* _WRITTEN INSTRUCTION_: Below are the records; reproduce all of them exactly but without any images.

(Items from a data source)
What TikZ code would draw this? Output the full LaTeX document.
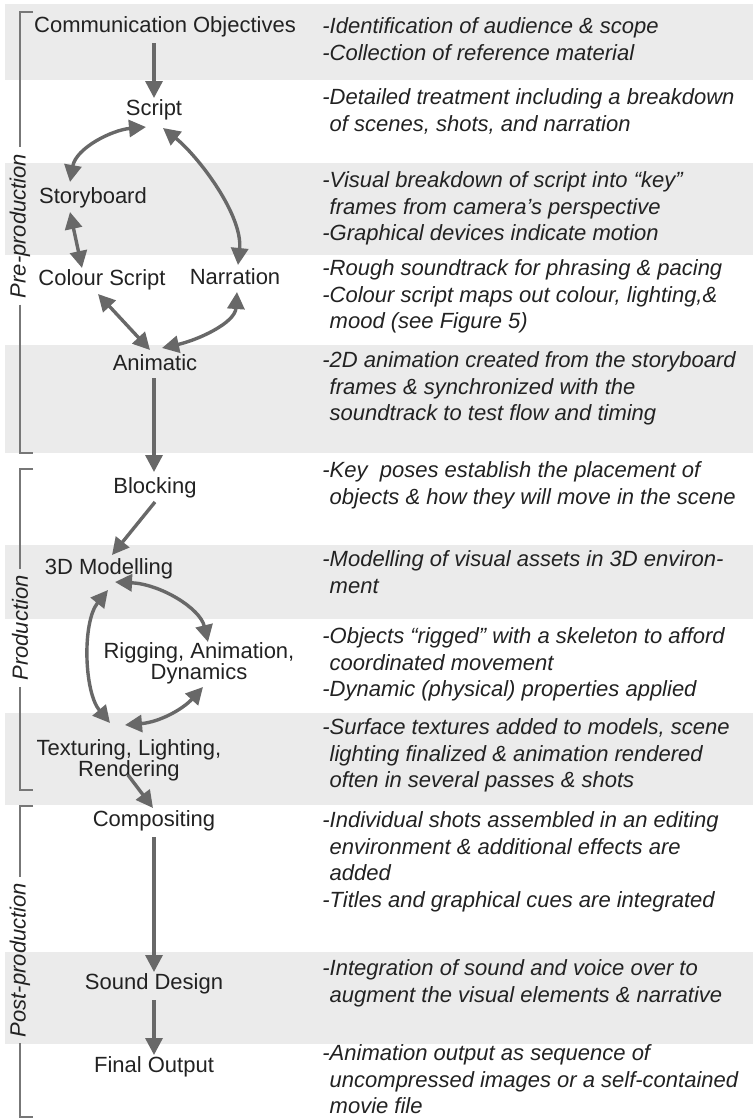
\documentclass[tikz,border=0pt]{standalone}
\usepackage{fontspec}
\setmainfont{Liberation Sans}
\usetikzlibrary{arrows.meta}
\definecolor{band}{HTML}{EBEBEB}
\definecolor{arr}{HTML}{686868}
\definecolor{txt}{HTML}{222222}
\definecolor{brk}{HTML}{777777}
\begin{document}
\begin{tikzpicture}[x=0.5pt,y=-0.5pt,
  stage/.style={font=\fontsize{11}{10.5}\selectfont, text=txt, inner sep=0pt, align=center},
  desc/.style={font=\fontsize{11}{13.4}\selectfont\itshape, text=txt, inner sep=0pt, align=left, anchor=north west, execute at begin node=\strut},
  flow/.style={draw=arr, line width=1.7pt, -{Triangle[length=8.5pt,width=8.5pt]}},
  both/.style={draw=arr, line width=1.7pt, {Triangle[length=8.5pt,width=8.5pt]}-{Triangle[length=8.5pt,width=8.5pt]}},
  phase/.style={font=\fontsize{11}{13}\selectfont\itshape, text=txt, rotate=90, inner sep=3pt},
  brack/.style={draw=brk, line width=1.2pt}
]
\useasboundingbox (0,0) rectangle (753,1120);
% bands
\fill[band] (5,4) rectangle (753,80);
\fill[band] (5,163) rectangle (753,255);
\fill[band] (5,345) rectangle (753,453);
\fill[band] (5,545) rectangle (753,619);
\fill[band] (5,713) rectangle (753,805);
\fill[band] (5,952) rectangle (753,1044);

% phase brackets
\node[phase] (pre) at (20,226) {Pre-production};
\draw[brack] (33,12) -- (20,12) -- (pre.east);
\draw[brack] (pre.west) -- (20,453) -- (33,453);
\node[phase] (prod) at (20,628) {Production};
\draw[brack] (33,469) -- (20,469) -- (prod.east);
\draw[brack] (prod.west) -- (20,790) -- (33,790);
\node[phase] (post) at (20,960) {Post-production};
\draw[brack] (33,806) -- (20,806) -- (post.east);
\draw[brack] (post.west) -- (20,1117) -- (33,1117);

% stages
\node[stage] (comm) at (165,27) {Communication Objectives};
\node[stage] (script) at (154,110) {Script};
\node[stage] (story) at (93,198) {Storyboard};
\node[stage] (cscript) at (102,280) {Colour Script};
\node[stage] (narr) at (235,277) {Narration};
\node[stage] (anim) at (155,363) {Animatic};
\node[stage] (block) at (155,488) {Blocking};
\node[stage] (model) at (109,569) {3D Modelling};
\node[stage] (rig) at (199,663) {Rigging, Animation,\\Dynamics};
\node[stage] (tex) at (129,760) {Texturing, Lighting,\\Rendering};
\node[stage] (comp) at (154,821) {Compositing};
\node[stage] (sound) at (154,984) {Sound Design};
\node[stage] (final) at (154,1067) {Final Output};

% connectors
\draw[flow] ([shift={(-11,16)}]comm.center) -- ([shift={(0,-12)}]script.center);
\draw[both] ([shift={(-8,17)}]script.center) .. controls (112,130) and (76,148) .. ([shift={(-23,-16)}]story.center);
\draw[both] ([shift={(9,18)}]script.center) .. controls (198,156) and (243,215) .. ([shift={(3,-12)}]narr.center);
\draw[both] ([shift={(-23,14)}]story.center) -- ([shift={(-20,-12)}]cscript.center);
\draw[both] ([shift={(-4,14)}]cscript.center) -- ([shift={(-5,-13)}]anim.center);
\draw[both] ([shift={(2,15)}]narr.center) .. controls (235,323) and (198,340) .. ([shift={(7,-15)}]anim.center);
\draw[flow] ([shift={(-1,15)}]anim.center) -- ([shift={(-1,-16)}]block.center);
\draw[flow] ([shift={(0,14)}]block.center) -- ([shift={(3,-14)}]model.center);
\draw[both] ([shift={(6,13)}]model.center) .. controls (160,584) and (200,608) .. ([shift={(9,-21)}]rig.center);
\draw[both] ([shift={(-1,21)}]model.center) .. controls (82,622) and (84,692) .. ([shift={(-19,-37)}]tex.center);
\draw[both] ([shift={(4,24)}]rig.center) .. controls (183,709) and (160,722) .. ([shift={(-4,-35)}]tex.center);
\draw[flow] ([shift={(-1,15)}]tex.center) -- ([shift={(-1,-13)}]comp.center);
\draw[flow] ([shift={(0,16)}]comp.center) -- ([shift={(0,-12)}]sound.center);
\draw[flow] ([shift={(0,16)}]sound.center) -- ([shift={(0,-12)}]final.center);

% descriptions
\node[desc] (d1) at (322,17) {-Identification of audience \& scope\\-Collection of reference material};
\node[desc] (d2) at (322,88) {-Detailed treatment including a breakdown\\\hphantom{-}of scenes, shots, and narration};
\node[desc] (d3) at (322,171) {-Visual breakdown of script into “key”\\\hphantom{-}frames from camera’s perspective\\-Graphical devices indicate motion};
\node[desc] (d4) at (322,259) {-Rough soundtrack for phrasing \& pacing\\-Colour script maps out colour, lighting,\&\\\hphantom{-}mood (see Figure 5)};
\node[desc] (d5) at (322,351) {-2D animation created from the storyboard\\\hphantom{-}frames \& synchronized with the\\\hphantom{-}soundtrack to test flow and timing};
\node[desc] (d6) at (322,461) {-Key\ \ poses establish the placement of\\\hphantom{-}objects \& how they will move in the scene};
\node[desc] (d7) at (322,550) {-Modelling of visual assets in 3D environ-\\\hphantom{-}ment};
\node[desc] (d8) at (322,627) {-Objects “rigged” with a skeleton to afford\\\hphantom{-}coordinated movement\\-Dynamic (physical) properties applied};
\node[desc] (d9) at (322,718) {-Surface textures added to models, scene\\\hphantom{-}lighting finalized \& animation rendered\\\hphantom{-}often in several passes \& shots};
\node[desc] (d10) at (322,811) {-Individual shots assembled in an editing\\\hphantom{-}environment \& additional effects are\\\hphantom{-}added\\-Titles and graphical cues are integrated};
\node[desc] (d11) at (322,959) {-Integration of sound and voice over to\\\hphantom{-}augment the visual elements \& narrative};
\node[desc] (d12) at (322,1044) {-Animation output as sequence of\\\hphantom{-}uncompressed images or a self-contained\\\hphantom{-}movie file};
\end{tikzpicture}
\end{document}
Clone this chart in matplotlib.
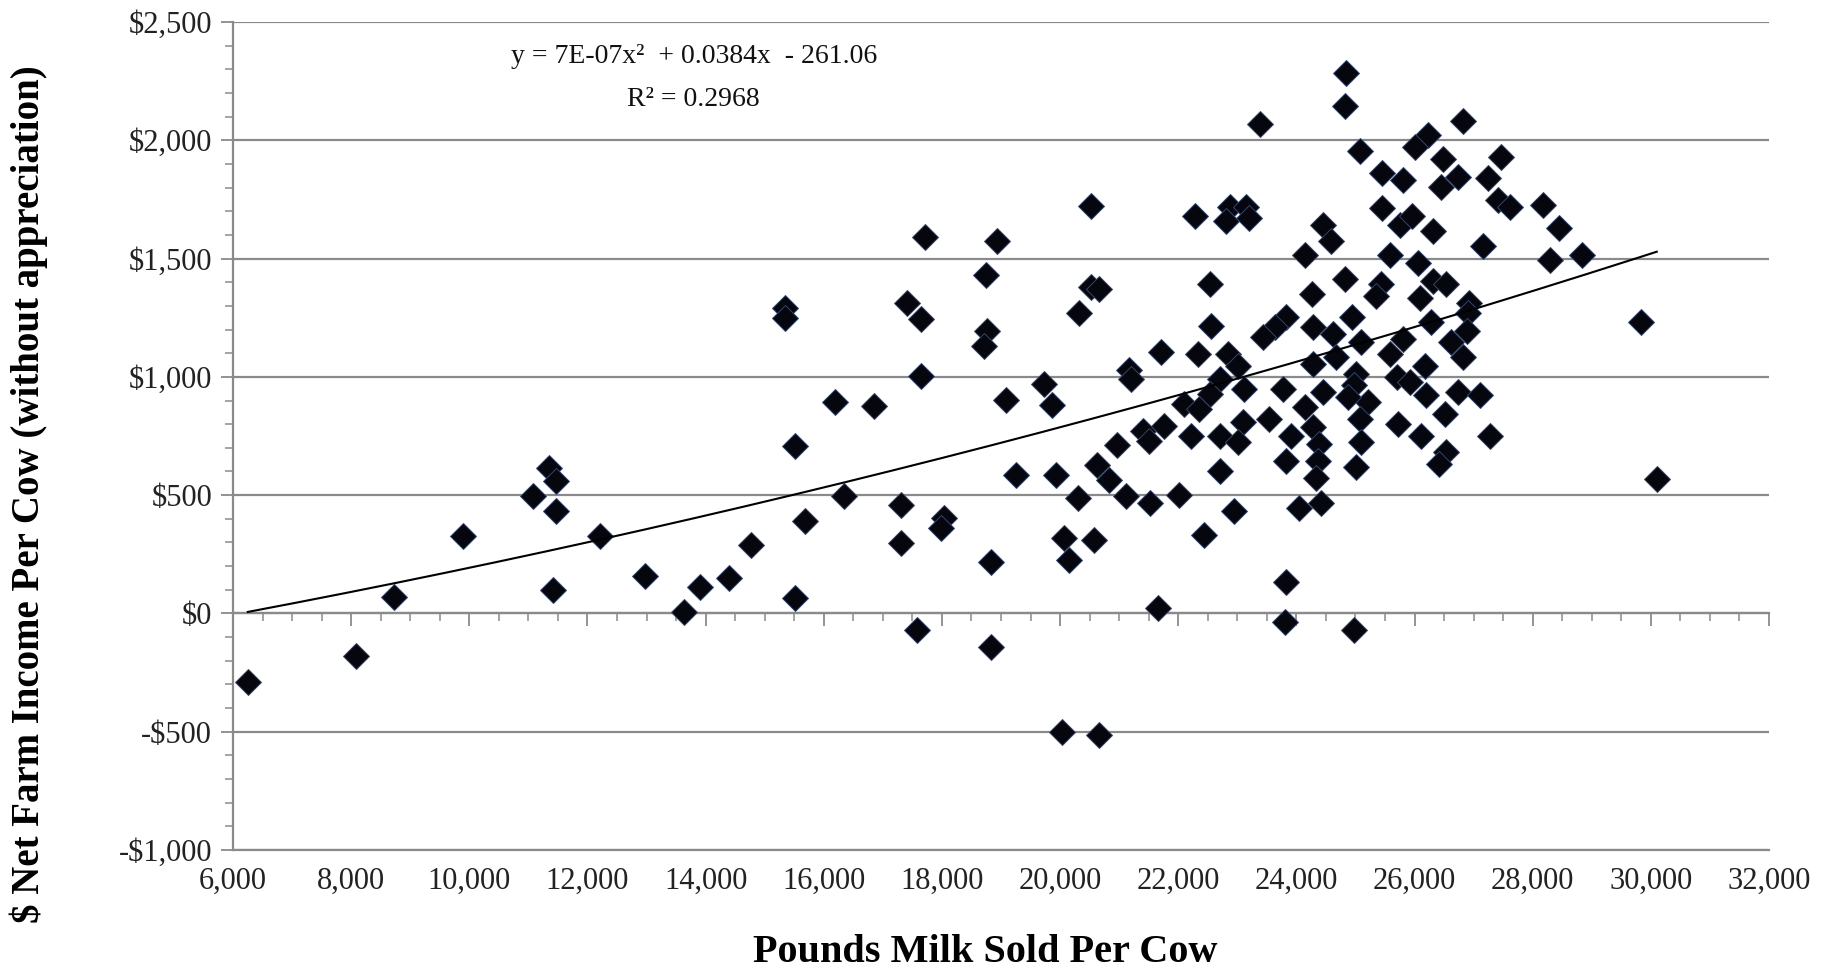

* _RESULT OF THE TASK_:
What TikZ code would draw this? Output the full LaTeX document.
\documentclass[tikz,border=0pt]{standalone}
\usepackage{fontspec}
\setmainfont{Liberation Sans}
\usetikzlibrary{arrows.meta}
\definecolor{band}{HTML}{EBEBEB}
\definecolor{arr}{HTML}{686868}
\definecolor{txt}{HTML}{222222}
\definecolor{brk}{HTML}{777777}
\begin{document}
\begin{tikzpicture}[x=0.5pt,y=-0.5pt,
  stage/.style={font=\fontsize{11}{10.5}\selectfont, text=txt, inner sep=0pt, align=center},
  desc/.style={font=\fontsize{11}{13.4}\selectfont\itshape, text=txt, inner sep=0pt, align=left, anchor=north west, execute at begin node=\strut},
  flow/.style={draw=arr, line width=1.7pt, -{Triangle[length=8.5pt,width=8.5pt]}},
  both/.style={draw=arr, line width=1.7pt, {Triangle[length=8.5pt,width=8.5pt]}-{Triangle[length=8.5pt,width=8.5pt]}},
  phase/.style={font=\fontsize{11}{13}\selectfont\itshape, text=txt, rotate=90, inner sep=3pt},
  brack/.style={draw=brk, line width=1.2pt}
]
\useasboundingbox (0,0) rectangle (753,1120);
% bands
\fill[band] (5,4) rectangle (753,80);
\fill[band] (5,163) rectangle (753,255);
\fill[band] (5,345) rectangle (753,453);
\fill[band] (5,545) rectangle (753,619);
\fill[band] (5,713) rectangle (753,805);
\fill[band] (5,952) rectangle (753,1044);

% phase brackets
\node[phase] (pre) at (20,226) {Pre-production};
\draw[brack] (33,12) -- (20,12) -- (pre.east);
\draw[brack] (pre.west) -- (20,453) -- (33,453);
\node[phase] (prod) at (20,628) {Production};
\draw[brack] (33,469) -- (20,469) -- (prod.east);
\draw[brack] (prod.west) -- (20,790) -- (33,790);
\node[phase] (post) at (20,960) {Post-production};
\draw[brack] (33,806) -- (20,806) -- (post.east);
\draw[brack] (post.west) -- (20,1117) -- (33,1117);

% stages
\node[stage] (comm) at (165,27) {Communication Objectives};
\node[stage] (script) at (154,110) {Script};
\node[stage] (story) at (93,198) {Storyboard};
\node[stage] (cscript) at (102,280) {Colour Script};
\node[stage] (narr) at (235,277) {Narration};
\node[stage] (anim) at (155,363) {Animatic};
\node[stage] (block) at (155,488) {Blocking};
\node[stage] (model) at (109,569) {3D Modelling};
\node[stage] (rig) at (199,663) {Rigging, Animation,\\Dynamics};
\node[stage] (tex) at (129,760) {Texturing, Lighting,\\Rendering};
\node[stage] (comp) at (154,821) {Compositing};
\node[stage] (sound) at (154,984) {Sound Design};
\node[stage] (final) at (154,1067) {Final Output};

% connectors
\draw[flow] ([shift={(-11,16)}]comm.center) -- ([shift={(0,-12)}]script.center);
\draw[both] ([shift={(-8,17)}]script.center) .. controls (112,130) and (76,148) .. ([shift={(-23,-16)}]story.center);
\draw[both] ([shift={(9,18)}]script.center) .. controls (198,156) and (243,215) .. ([shift={(3,-12)}]narr.center);
\draw[both] ([shift={(-23,14)}]story.center) -- ([shift={(-20,-12)}]cscript.center);
\draw[both] ([shift={(-4,14)}]cscript.center) -- ([shift={(-5,-13)}]anim.center);
\draw[both] ([shift={(2,15)}]narr.center) .. controls (235,323) and (198,340) .. ([shift={(7,-15)}]anim.center);
\draw[flow] ([shift={(-1,15)}]anim.center) -- ([shift={(-1,-16)}]block.center);
\draw[flow] ([shift={(0,14)}]block.center) -- ([shift={(3,-14)}]model.center);
\draw[both] ([shift={(6,13)}]model.center) .. controls (160,584) and (200,608) .. ([shift={(9,-21)}]rig.center);
\draw[both] ([shift={(-1,21)}]model.center) .. controls (82,622) and (84,692) .. ([shift={(-19,-37)}]tex.center);
\draw[both] ([shift={(4,24)}]rig.center) .. controls (183,709) and (160,722) .. ([shift={(-4,-35)}]tex.center);
\draw[flow] ([shift={(-1,15)}]tex.center) -- ([shift={(-1,-13)}]comp.center);
\draw[flow] ([shift={(0,16)}]comp.center) -- ([shift={(0,-12)}]sound.center);
\draw[flow] ([shift={(0,16)}]sound.center) -- ([shift={(0,-12)}]final.center);

% descriptions
\node[desc] (d1) at (322,17) {-Identification of audience \& scope\\-Collection of reference material};
\node[desc] (d2) at (322,88) {-Detailed treatment including a breakdown\\\hphantom{-}of scenes, shots, and narration};
\node[desc] (d3) at (322,171) {-Visual breakdown of script into “key”\\\hphantom{-}frames from camera’s perspective\\-Graphical devices indicate motion};
\node[desc] (d4) at (322,259) {-Rough soundtrack for phrasing \& pacing\\-Colour script maps out colour, lighting,\&\\\hphantom{-}mood (see Figure 5)};
\node[desc] (d5) at (322,351) {-2D animation created from the storyboard\\\hphantom{-}frames \& synchronized with the\\\hphantom{-}soundtrack to test flow and timing};
\node[desc] (d6) at (322,461) {-Key\ \ poses establish the placement of\\\hphantom{-}objects \& how they will move in the scene};
\node[desc] (d7) at (322,550) {-Modelling of visual assets in 3D environ-\\\hphantom{-}ment};
\node[desc] (d8) at (322,627) {-Objects “rigged” with a skeleton to afford\\\hphantom{-}coordinated movement\\-Dynamic (physical) properties applied};
\node[desc] (d9) at (322,718) {-Surface textures added to models, scene\\\hphantom{-}lighting finalized \& animation rendered\\\hphantom{-}often in several passes \& shots};
\node[desc] (d10) at (322,811) {-Individual shots assembled in an editing\\\hphantom{-}environment \& additional effects are\\\hphantom{-}added\\-Titles and graphical cues are integrated};
\node[desc] (d11) at (322,959) {-Integration of sound and voice over to\\\hphantom{-}augment the visual elements \& narrative};
\node[desc] (d12) at (322,1044) {-Animation output as sequence of\\\hphantom{-}uncompressed images or a self-contained\\\hphantom{-}movie file};
\end{tikzpicture}
\end{document}
Clone this chart in matplotlib.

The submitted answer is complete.